Chiffres d'affaires en explosion, libraires en surchauffe. Depuis un an, la profession est à l'unisson. La crise a amené en librairie de nouveaux clients, poussés à la fois par l'arrêt des activités culturelles, le besoin de lecture et l'envie de consommer autrement. Un mouvement encore renforcé depuis le mois de juin par l'arrivée en magasin de vagues de jeunes qui cherchent à dépenser dans les rayonnages une partie des 300 euros dont ils disposent depuis l'extension du pass-culture à tout le territoire.
Heureux de voir arriver ces nouveaux visages - eux qui déploraient depuis de longues années le vieillissement et l'érosion de leur clientèle -, les libraires ont immédiatement mobilisé l'ensemble de leurs savoir-faire pour capitaliser sur cet élan et fidéliser les nouveaux venus. Accueil, lectures et conseils, adaptation de l'offre, solutions digitales, « on a fait comme on a pu pour les accueillir au mieux et faire en sorte qu'ils reviennent nous voir », explique Morgane Merle-Bargoin, d'Il était une fois, à Billom.
Une vaste étude en ligne
Empiriques et efficaces pour le moment - les chiffres d'affaires et les fréquentations restent globalement à des niveaux stratosphériques -, ces réponses nécessitent toutefois d'être affinées. « Les libraires ont beaucoup d'impressions et de questions en tête sur ces nouveaux clients, leurs lectures et leurs pratiques. Mais tout cela a besoin d'être objectivé pour apporter des éléments de réflexion pertinents », plaide David Piovesan. L'ancien propriétaire d'Au temps retrouvé, à Villard-de-Lans, redevenu chercheur en économie et sociologie du livre à l'université de Lyon 3 en 2020, s'est donc lancé dans une vaste étude à l'invitation de l'association Chez mon libraire. Menée en ligne du 1er juin au 15 juillet, elle vise à connaître les clients des librairies de la Région à déterminer si la crise sanitaire a bousculé leurs habitudes de consommation.
Premier élément dégagé par l'enquête, la confirmation de l'attraction des librairies. Sur les 4 017 répondants, 20 % ont déclaré les avoir plus fréquentées, 28 % plus lu et 25 % plus acheté en librairie. Mais, nuance de taille, il s'agit moins de nouveaux clients que « des gens qui achetaient déjà en librairie et qui ont décidé d'acheter plus et plus souvent. La crise a donc surtout renforcé le sentiment d'adhésion et les dispositions d'achat de ces clients dits moyens lecteurs vis-à-vis de la librairie indépendante. C'est une vraie transformation », analyse David Piovesan.

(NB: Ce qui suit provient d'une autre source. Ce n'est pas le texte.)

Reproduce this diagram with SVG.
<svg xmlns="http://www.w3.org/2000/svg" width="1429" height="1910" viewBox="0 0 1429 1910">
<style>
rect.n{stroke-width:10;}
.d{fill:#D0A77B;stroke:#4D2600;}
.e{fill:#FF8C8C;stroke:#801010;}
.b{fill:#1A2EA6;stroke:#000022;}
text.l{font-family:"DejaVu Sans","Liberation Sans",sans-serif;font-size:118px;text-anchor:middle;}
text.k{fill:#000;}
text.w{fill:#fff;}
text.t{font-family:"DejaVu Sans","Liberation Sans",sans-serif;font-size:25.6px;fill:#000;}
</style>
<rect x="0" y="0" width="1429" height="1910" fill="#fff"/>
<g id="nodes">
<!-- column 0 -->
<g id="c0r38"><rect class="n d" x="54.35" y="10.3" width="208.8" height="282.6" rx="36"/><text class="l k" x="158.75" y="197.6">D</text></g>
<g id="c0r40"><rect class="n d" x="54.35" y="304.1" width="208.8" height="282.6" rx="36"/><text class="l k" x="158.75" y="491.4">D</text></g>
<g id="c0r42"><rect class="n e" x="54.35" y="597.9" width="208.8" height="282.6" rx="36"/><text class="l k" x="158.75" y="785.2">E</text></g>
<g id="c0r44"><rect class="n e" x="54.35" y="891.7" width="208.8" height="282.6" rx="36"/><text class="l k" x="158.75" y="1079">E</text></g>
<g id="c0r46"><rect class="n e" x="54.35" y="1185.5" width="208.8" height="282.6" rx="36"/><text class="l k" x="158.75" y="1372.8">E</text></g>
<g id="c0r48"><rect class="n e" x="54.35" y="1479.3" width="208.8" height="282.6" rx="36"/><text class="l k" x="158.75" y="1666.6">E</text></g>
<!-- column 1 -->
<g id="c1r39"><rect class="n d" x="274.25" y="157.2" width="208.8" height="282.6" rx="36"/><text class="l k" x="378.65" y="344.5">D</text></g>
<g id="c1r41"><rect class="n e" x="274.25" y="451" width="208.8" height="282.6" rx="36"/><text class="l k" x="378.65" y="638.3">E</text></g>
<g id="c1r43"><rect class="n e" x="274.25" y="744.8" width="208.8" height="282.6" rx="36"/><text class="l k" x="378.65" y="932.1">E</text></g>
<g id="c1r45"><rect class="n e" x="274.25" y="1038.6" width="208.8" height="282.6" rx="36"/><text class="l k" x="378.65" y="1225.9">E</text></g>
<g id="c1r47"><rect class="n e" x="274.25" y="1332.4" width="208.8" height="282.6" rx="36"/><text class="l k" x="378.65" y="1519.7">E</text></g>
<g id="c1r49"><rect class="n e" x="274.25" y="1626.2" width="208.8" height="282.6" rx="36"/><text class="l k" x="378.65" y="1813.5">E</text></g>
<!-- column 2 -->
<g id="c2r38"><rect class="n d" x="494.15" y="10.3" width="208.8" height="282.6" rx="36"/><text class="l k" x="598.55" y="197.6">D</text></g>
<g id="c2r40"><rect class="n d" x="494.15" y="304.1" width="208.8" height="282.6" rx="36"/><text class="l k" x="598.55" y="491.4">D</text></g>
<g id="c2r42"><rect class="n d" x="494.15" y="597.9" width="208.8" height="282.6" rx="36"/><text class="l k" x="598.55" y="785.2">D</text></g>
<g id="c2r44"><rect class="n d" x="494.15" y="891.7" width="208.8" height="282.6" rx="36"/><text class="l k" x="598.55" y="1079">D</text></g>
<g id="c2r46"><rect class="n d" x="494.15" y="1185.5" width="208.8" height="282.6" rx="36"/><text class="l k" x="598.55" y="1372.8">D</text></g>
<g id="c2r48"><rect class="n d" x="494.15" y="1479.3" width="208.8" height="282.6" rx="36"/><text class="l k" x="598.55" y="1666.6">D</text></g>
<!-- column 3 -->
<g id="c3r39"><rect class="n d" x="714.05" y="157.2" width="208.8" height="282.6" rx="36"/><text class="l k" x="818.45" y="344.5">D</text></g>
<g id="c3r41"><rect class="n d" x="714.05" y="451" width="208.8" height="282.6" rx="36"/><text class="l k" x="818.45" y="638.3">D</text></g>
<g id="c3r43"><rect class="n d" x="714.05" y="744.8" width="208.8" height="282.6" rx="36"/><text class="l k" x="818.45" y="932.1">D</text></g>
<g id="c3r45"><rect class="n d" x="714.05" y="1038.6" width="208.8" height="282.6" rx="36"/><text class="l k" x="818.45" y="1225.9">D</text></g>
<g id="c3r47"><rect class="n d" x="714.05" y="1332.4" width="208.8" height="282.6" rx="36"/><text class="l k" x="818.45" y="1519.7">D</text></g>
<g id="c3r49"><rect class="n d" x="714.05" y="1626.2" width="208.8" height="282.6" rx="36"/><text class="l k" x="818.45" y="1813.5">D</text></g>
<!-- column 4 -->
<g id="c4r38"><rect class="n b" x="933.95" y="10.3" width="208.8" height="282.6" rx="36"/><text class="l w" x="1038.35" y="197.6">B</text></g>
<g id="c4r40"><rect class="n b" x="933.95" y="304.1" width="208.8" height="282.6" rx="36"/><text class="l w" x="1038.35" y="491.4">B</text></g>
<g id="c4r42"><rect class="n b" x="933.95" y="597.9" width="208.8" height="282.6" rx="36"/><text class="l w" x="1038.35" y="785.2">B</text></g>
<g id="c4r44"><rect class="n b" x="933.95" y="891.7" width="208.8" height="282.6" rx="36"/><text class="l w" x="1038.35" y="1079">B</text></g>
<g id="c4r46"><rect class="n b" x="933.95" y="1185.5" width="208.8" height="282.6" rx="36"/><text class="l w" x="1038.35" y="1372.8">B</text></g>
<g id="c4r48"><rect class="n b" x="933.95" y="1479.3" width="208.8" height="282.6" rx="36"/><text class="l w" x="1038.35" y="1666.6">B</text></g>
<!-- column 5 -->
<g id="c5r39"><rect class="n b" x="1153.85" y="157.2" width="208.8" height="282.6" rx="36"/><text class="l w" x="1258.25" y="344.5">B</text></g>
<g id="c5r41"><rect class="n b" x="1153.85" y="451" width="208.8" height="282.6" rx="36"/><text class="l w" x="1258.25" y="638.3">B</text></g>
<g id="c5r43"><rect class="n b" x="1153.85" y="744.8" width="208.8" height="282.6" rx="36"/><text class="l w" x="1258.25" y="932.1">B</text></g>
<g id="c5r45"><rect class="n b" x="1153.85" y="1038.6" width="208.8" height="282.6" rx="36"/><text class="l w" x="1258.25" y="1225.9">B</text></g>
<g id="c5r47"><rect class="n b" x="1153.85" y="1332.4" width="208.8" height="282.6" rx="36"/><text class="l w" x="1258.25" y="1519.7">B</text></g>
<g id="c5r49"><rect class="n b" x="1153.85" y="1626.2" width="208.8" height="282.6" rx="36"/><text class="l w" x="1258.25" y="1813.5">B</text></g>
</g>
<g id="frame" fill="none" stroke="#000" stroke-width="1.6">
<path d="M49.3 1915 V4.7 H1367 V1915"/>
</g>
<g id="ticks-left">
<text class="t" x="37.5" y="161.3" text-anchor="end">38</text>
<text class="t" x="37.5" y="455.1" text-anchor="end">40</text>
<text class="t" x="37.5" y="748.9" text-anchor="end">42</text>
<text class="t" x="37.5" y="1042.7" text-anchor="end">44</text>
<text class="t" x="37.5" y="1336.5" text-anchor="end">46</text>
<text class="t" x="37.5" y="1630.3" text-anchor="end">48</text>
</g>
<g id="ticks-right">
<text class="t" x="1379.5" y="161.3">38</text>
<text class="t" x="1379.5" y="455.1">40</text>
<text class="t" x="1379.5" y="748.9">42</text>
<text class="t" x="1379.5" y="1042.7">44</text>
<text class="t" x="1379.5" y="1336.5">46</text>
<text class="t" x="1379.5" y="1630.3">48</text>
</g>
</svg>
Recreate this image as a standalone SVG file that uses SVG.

Davantage de click and collect
La tendance s'inscrit sur du long terme puisque « à l'avenir », 40 % des répondants affirment qu'ils vont « privilégier la librairie de proximité ». « Ces lecteurs et clients jusqu'alors occasionnels ont sans doute découvert et été séduits par les capacités des librairies à s'adapter, à commander, à obtenir des délais rapides et à utiliser les outils technologiques », estime David Piovesan. Le chercheur pointe également l'intention, pour 25 % des répondants, d'utiliser davantage le click and collect, ce qui aura « des impacts sur l'organisation du travail dans les structures ».
Encore en cours de dépouillement, l'étude sera rendue publique fin septembre lors d'un forum organisé par Chez Mon libraire. La totalité des résultats, « qui restent à 99 % régionaux », tempère David Piovesan, devrait néanmoins donner du grain à moudre à l'ensemble de la profession.